Thank you for welcoming me to New Orleans!
It's funny: I visited both New Orleans and Los Angeles 24 years ago this month! I liked the look of New Orleans better, but liked the weather of Los Angeles better. LA's less humid than the Crescent City. And I saw the outskirts of LA, mostly: Hermosa Beach, Redondo Beach, Venice, Santa Monica. Some nice spots in that mix.
In New Orleans I have a vivid memory of Bourbon Street at night: about 200 drunken persons loudly singing the lyrics of INXS's song "Never Tear Us Apart." One of the bars — open to the sidewalk — had a huge TV that was showing the video.
By day, in a casual eatery, I saw a pencilled graffito on the wall (this was on Chartres Street, if memory serves): "You can lead a horticulture, but you can't make her think." I've seen that mordant quip attributed to Dorothy Parker.
I regret that at 19 I was going through an agnostic/quasi-Buddhist/Alan Wattsian phase, because I would have loved to have seen the churches of both of those cities.
Thank you for sharing this lovely piece about my favorite city. There is indeed something so "Christ-haunted" and Catholic saturated about New Orleans! (In my dreams I will move there – maybe even open a gift shop selling antique silver and holy cards; the voodoo shops have a better selection of holy cards than many religious gift stores I have been to. I would like to compete with that.) Every visit has been an exquisite experience – so different to my northern sensibilities. And I'm not just talking about the humidity. The first time I saw a sign that said Hurricane Evacuation Route I thought it was something of a joke (this was pre-Katrina), much like one who grows up in the Garden District would be taken aback by signs that say Frost Heaves or Bridges Freeze Before Roads.
Thank you for taking me momentarily away from my desk near Chicago – and reminding me to toss a few quarters in my "escape back to New Orleans" jar!
Thanks for the memory of those amazing iron pew ends at the Jesuit Church! I used to go there occasionally thirty-some years ago when I worked steps away on Common Street. Yes, Bourbon Street in the Quarter is weird, but its parallel neighbor, Royal Street, is another world.
Safe journeys!
Heather, you're in my hometown! I appreciate your honest take. Too often writers are sentimental and reverent toward New Orleans when the truth is that the French quarter is pretty much exactly as you describe it. But it is a very catholic place…almost in a medieval way. Enjoy! Oh, and drive thru daiquiri shops….great when your fake I.D. says you are 5'1 and you're really 6'.
I forgot about those acorn finials at Immaculate Conception.
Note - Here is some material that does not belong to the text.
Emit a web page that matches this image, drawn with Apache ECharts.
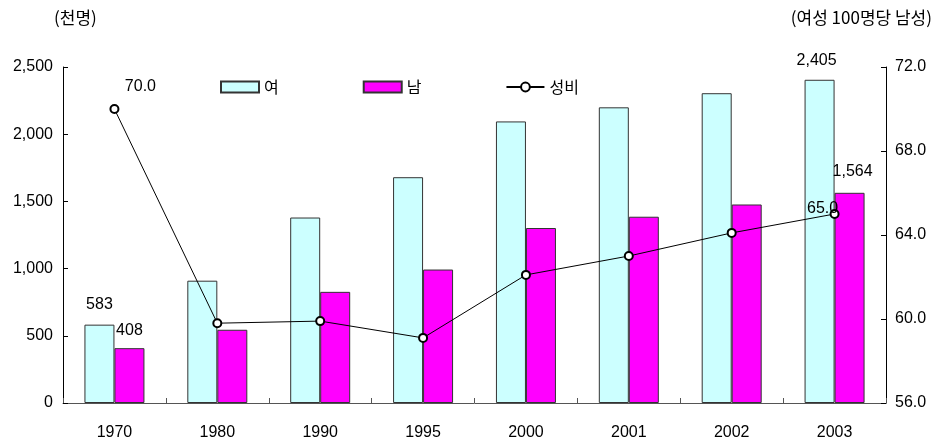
<!DOCTYPE html>
<html>
<head>
<meta charset="utf-8">
<script src="https://cdn.jsdelivr.net/npm/echarts@6/dist/echarts.min.js"></script>
<style>
  html, body { margin: 0; padding: 0; background: #fff; }
  #chart { width: 942px; height: 442px; }
</style>
</head>
<body>
<div id="chart"></div>
<script>
// Population (thousand persons) by sex and sex ratio (males per 100 females)
const years = ['1970', '1980', '1990', '1995', '2000', '2001', '2002', '2003'];
const female = [583, 910, 1380, 1680, 2095, 2200, 2305, 2405];
const male = [408, 545, 827, 993, 1302, 1386, 1477, 1564];
const sexRatio = [70.0, 59.8, 59.9, 59.1, 62.1, 63.0, 64.1, 65.0];

const seriesNames = ['여', '남', '성비'];
const leftUnit = '(천명)';
const rightUnit = '(여성 100명당 남성)';

const numFont = 'Liberation Sans, Arial, sans-serif';
const krFont = '"Noto Sans CJK KR", sans-serif';

const chart = echarts.init(document.getElementById('chart'), null, { renderer: 'canvas' });

// value labels shown only on selected points
const labelStyle = { show: true, color: '#000', fontSize: 16, fontFamily: numFont };
const withComma = p => p.value.toLocaleString('en-US');
const oneDecimal = p => p.value.toFixed(1);

const femaleData = female.map((v, i) => {
  if (i === 0) return { value: v, label: Object.assign({}, labelStyle, { position: 'top', offset: [0, -7] }) };
  if (i === years.length - 1) return { value: v, label: Object.assign({}, labelStyle, { position: 'top', offset: [-3, -6], formatter: withComma }) };
  return v;
});
const maleData = male.map((v, i) => {
  if (i === 0) return { value: v, label: Object.assign({}, labelStyle, { position: 'top', offset: [0, -5] }) };
  if (i === years.length - 1) return { value: v, label: Object.assign({}, labelStyle, { position: 'top', offset: [3, -8], formatter: withComma }) };
  return v;
});
const ratioData = sexRatio.map((v, i) => {
  if (i === 0) return { value: v, label: Object.assign({}, labelStyle, { position: 'top', offset: [26, -4], formatter: oneDecimal }) };
  if (i === years.length - 1) return { value: v, label: Object.assign({}, labelStyle, { position: 'top', offset: [-12, 13], formatter: oneDecimal }) };
  return v;
});

chart.setOption({
  animation: false,
  backgroundColor: '#fff',
  grid: { left: 63, right: 56, top: 67, bottom: 39 },
  legend: {
    left: 215, top: 74,
    itemWidth: 38, itemHeight: 11, itemGap: 84,
    textStyle: { fontSize: 16, fontFamily: krFont, color: '#000' },
    data: [
      { name: seriesNames[0], icon: 'rect' },
      { name: seriesNames[1], icon: 'rect' },
      { name: seriesNames[2] }
    ]
  },
  graphic: [
    { type: 'text', left: 54, top: 9, style: { text: leftUnit, font: '17px ' + krFont, fill: '#000' } },
    { type: 'text', right: 10, top: 9, style: { text: rightUnit, font: '17px ' + krFont, fill: '#000' } }
  ],
  xAxis: {
    type: 'category',
    data: years,
    boundaryGap: true,
    axisLine: { lineStyle: { color: '#555', width: 1 } },
    axisTick: { show: true, inside: true, length: 5, lineStyle: { color: '#555' } },
    axisLabel: { color: '#000', fontSize: 16, fontFamily: numFont, margin: 22 }
  },
  yAxis: [
    {
      type: 'value', min: 0, max: 2500, interval: 500,
      axisLine: { show: true, lineStyle: { color: '#000' } },
      axisTick: { show: true, inside: true, length: 5, lineStyle: { color: '#000' } },
      splitLine: { show: false },
      axisLabel: { color: '#000', fontSize: 16, fontFamily: numFont, margin: 10,
        formatter: v => v.toLocaleString('en-US') }
    },
    {
      type: 'value', min: 56, max: 72, interval: 4,
      axisLine: { show: true, lineStyle: { color: '#000' } },
      axisTick: { show: true, inside: true, length: 5, lineStyle: { color: '#000' } },
      splitLine: { show: false },
      axisLabel: { color: '#000', fontSize: 16, fontFamily: numFont, margin: 9,
        formatter: v => v.toFixed(1) }
    }
  ],
  series: [
    {
      name: seriesNames[0], type: 'bar', yAxisIndex: 0,
      barWidth: 30, barGap: '0%',
      itemStyle: { color: '#CCFFFF', borderColor: '#333', borderWidth: 1 },
      data: femaleData
    },
    {
      name: seriesNames[1], type: 'bar', yAxisIndex: 0,
      barWidth: 30, barGap: '0%',
      itemStyle: { color: '#FF00FF', borderColor: '#333', borderWidth: 1 },
      data: maleData
    },
    {
      name: seriesNames[2], type: 'line', yAxisIndex: 1,
      symbol: 'emptyCircle', symbolSize: 8,
      lineStyle: { color: '#000', width: 1 },
      itemStyle: { color: '#000', borderColor: '#000', borderWidth: 1 },
      z: 5,
      data: ratioData
    }
  ]
});
</script>
</body>
</html>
So lovely – and so dangerous!
Enjoying your travelogue and insights very much, Heather. 🙂
Enjoying these dispatches from "Sin City".
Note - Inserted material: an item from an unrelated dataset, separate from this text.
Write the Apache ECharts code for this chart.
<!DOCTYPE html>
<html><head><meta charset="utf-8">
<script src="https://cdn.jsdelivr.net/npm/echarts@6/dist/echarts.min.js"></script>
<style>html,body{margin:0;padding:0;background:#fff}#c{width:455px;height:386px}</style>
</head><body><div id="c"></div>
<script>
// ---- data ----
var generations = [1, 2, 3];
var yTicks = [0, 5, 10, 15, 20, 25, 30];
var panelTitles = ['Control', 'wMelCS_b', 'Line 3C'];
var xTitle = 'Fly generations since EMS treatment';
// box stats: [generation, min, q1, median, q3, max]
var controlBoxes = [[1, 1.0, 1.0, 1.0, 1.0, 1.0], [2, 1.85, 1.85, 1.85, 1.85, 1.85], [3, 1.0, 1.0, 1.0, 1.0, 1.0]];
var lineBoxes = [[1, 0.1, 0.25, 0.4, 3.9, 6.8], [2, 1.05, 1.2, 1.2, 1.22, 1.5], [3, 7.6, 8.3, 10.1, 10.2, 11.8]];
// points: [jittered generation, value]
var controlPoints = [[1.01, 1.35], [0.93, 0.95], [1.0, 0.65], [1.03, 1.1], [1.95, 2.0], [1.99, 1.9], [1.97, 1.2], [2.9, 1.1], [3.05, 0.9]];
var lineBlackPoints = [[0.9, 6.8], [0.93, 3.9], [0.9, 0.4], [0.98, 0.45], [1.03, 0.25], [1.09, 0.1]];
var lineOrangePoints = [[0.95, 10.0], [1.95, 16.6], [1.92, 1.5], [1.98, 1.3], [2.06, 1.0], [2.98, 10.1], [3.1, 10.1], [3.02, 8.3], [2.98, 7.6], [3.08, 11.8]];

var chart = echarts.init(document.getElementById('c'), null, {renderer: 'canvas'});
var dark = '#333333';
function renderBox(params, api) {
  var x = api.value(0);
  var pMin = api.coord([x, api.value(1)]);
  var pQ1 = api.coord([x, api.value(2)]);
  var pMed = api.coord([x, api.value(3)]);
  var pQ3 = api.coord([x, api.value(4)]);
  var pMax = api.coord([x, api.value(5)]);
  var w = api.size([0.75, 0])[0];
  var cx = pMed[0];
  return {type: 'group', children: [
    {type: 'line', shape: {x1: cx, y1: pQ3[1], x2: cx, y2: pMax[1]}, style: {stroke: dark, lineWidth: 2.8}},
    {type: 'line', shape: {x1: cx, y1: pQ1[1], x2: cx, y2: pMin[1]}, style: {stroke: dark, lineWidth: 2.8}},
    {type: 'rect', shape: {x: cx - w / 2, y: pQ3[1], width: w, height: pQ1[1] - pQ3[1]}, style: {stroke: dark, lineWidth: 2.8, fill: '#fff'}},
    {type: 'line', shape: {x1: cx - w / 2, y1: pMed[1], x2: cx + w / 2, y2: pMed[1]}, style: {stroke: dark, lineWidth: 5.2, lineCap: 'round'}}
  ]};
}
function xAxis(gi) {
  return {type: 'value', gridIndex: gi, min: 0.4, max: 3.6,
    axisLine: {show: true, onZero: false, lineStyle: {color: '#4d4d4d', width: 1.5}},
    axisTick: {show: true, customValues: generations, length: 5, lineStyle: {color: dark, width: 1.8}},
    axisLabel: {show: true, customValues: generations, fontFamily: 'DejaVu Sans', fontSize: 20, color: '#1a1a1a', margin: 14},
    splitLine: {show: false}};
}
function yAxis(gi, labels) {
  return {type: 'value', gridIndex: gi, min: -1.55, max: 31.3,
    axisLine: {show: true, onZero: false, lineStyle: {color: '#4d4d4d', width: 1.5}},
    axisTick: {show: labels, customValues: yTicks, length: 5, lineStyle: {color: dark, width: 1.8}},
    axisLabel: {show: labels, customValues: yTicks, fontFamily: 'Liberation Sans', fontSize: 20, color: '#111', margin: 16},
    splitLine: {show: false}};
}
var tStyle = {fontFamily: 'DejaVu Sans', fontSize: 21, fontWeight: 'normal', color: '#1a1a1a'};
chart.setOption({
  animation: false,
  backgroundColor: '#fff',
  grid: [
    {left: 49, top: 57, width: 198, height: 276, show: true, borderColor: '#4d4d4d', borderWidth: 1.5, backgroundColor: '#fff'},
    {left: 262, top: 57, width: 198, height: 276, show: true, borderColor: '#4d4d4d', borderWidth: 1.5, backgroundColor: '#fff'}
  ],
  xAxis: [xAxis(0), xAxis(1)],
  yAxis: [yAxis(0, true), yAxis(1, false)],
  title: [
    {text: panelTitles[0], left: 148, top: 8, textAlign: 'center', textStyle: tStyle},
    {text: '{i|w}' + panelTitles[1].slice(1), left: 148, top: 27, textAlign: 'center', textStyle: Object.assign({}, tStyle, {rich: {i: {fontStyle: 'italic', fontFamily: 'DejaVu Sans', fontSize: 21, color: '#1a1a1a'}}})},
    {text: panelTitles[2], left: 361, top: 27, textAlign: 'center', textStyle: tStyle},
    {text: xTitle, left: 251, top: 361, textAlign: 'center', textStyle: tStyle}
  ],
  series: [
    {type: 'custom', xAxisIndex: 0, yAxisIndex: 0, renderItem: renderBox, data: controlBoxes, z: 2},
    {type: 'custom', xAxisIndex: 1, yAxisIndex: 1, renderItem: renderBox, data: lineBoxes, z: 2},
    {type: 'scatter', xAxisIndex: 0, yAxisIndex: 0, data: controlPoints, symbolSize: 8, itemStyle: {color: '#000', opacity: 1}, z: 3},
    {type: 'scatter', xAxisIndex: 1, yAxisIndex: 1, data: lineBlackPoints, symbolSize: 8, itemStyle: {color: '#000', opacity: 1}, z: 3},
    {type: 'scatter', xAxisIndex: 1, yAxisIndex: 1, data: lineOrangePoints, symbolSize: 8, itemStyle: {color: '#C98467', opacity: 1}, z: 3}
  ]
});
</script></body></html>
I recall an establishment called “Jazz Funeral”, whose mission in life appeared to be to mock the traditional “remember you are dust and unto dust you shall return”. Everywhere there were skulls and skeletons, some placed in obscene positions. “Jazz Funeral” seemed the flip side of traditional reminders of our mortality, in this case “party, for tomorrow you may die” instead of a “pray, for tomorrow you may die”.
My favorite thing in the French Quarter is a two-story used book story that has a great big wall full of used Catholic books–at least they used to. I hope they still do.
AMDG,
Janet
The only parts of LA that I am familiar with are LAX and I-5 north to Santa Paula where my daughter went to college, and south to Newport Beach where I got to stay in a friend's nice vacation home–the sort of place I could never afford to visit.
I did visit the Getty, which was wonderful, and several missions. I would love to visit all the missions.